Every morning when I leave my house, the next-door neighbor’s yard erupts with a flurry of feathers, flapping wings, a few squirrels darting for cover.
We all have our obsessions, and while mine includes the chickens in the
backyard, Marge’s involves feeding the local wildlife. She sends her husband
to the store to buy corn for the squirrels (whom she has named), and keeps
several bird feeders well stocked with seed. Her house cats, all seven
of them, love to watch this menagerie of life from the windowsills.
“Did you hear about Stumpie?” Marge huffed from her doorway one morning
as I kneed a bag of books into my passenger seat.
“Stumpie?” My breath rolled from my mouth and rode the November air. Marge seemed grave, but I wondered about whom. A name like Stumpie didn’t elicit somber tones in me. I grinned.
“My squirrel. The one with no tail. Someone ran over him.”
“Oh, wow.” I hid my grin quickly. I pictured Marge with a dustpan, scraping the little carcass from pavement, then burying it at the end of her dog run in the back yard. She shook her head and looked into the street, perhaps at the place Stumpie had been struck.
“Yeah, hit so hard that his eyeball popped out. Now who in God’s name would hit a squirrel that hard?”
A few mornings later, the phone rang and it was Marge’s voice on the other end.
“The hawk’s back,” she said, and I immediately walked to the sliding glass door to scan the trees and fence posts. My three hens huddled in their shelter, and I cozied to the fact that their only adversary at the moment was a biting wind. “It’s small and speckled.” Marge continued, apparently looking out her window as well.
I remembered the hawk that had visited my hens last fall and occasionally throughout the summer. I figured that it was a Cooper’s hawk, because it only came close enough to send a threatening bark at my birds before flying away. Though it could plausibly make a meal of my hens, its slight stature kept it in pursuit of smaller prey.

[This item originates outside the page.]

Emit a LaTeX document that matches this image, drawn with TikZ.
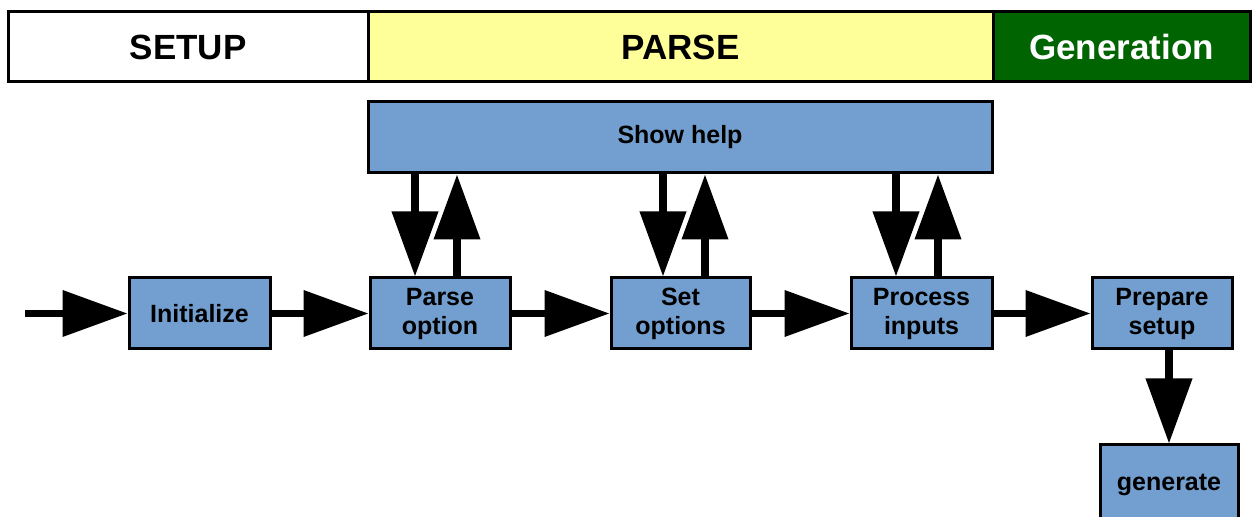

Eventually, I had stopped shivering at the thought of its talons sinking through red feathers and into the vulnerable flesh of my birds. I had taken down the drooping bundles of pantyhose and twine, hung to mimic crows and keep the hawk at bay. From corners of my yard, I had retrieved the splintered remains of pie tins that scattered after spending a few valiant months spinning at the end of a stake. Mirrors were brought to their rightful place inside.
But I let my garden grow a little wilder than usual to provide shelter from the hawk’s sharp eye. Nature seemed more equipped at husbandry than me. Any object that grazed the sky sent my hens flapping for cover, their necks outstretched and legs kicking out in front of them like little Russian dancers. From their hiding places, they would shriek role-call, creating quite a racket as they located each other and warned the rest of the neighborhood.
Apparently, the assembly of guests in Marge’s front yard had similar instincts. It was their stillness, however, that alerted her of peril.
“I mean, the yard just went silent,” she was saying, “and there I saw him, sitting there like he owned the place.”
“Hmmm,” I said, and told her the Cooper’s hawk was a bird-eater, that its presence only made sense. I pictured the hawk’s stony power, and marveled at the way predators could cast quiet or frenzy into a scene like rolling dice. By simply sitting and surveying with tilted head, or tensed muscle, they could make prey scatter, or hide, or shout warning. There was something about it that was, to me, exquisite and stunning.
Marge continued: “Here I spend all this money to feed the animals and this little bastard comes to eat my birds. Who does he think he is?”
We hung up, and I heard the faint slurry of cuss words as Marge huffed outside waving a broom. The bristle-tips didn’t reach the hawk’s regal perch, but the bird conceded, stretched its wings and sailed away.
Eventually, Marge’s yard would re-fill with life, and her guests would busy themselves eating, gathering, ruffling feathers against the wind, but always, always, watching. All of them, that is, except for Stumpie.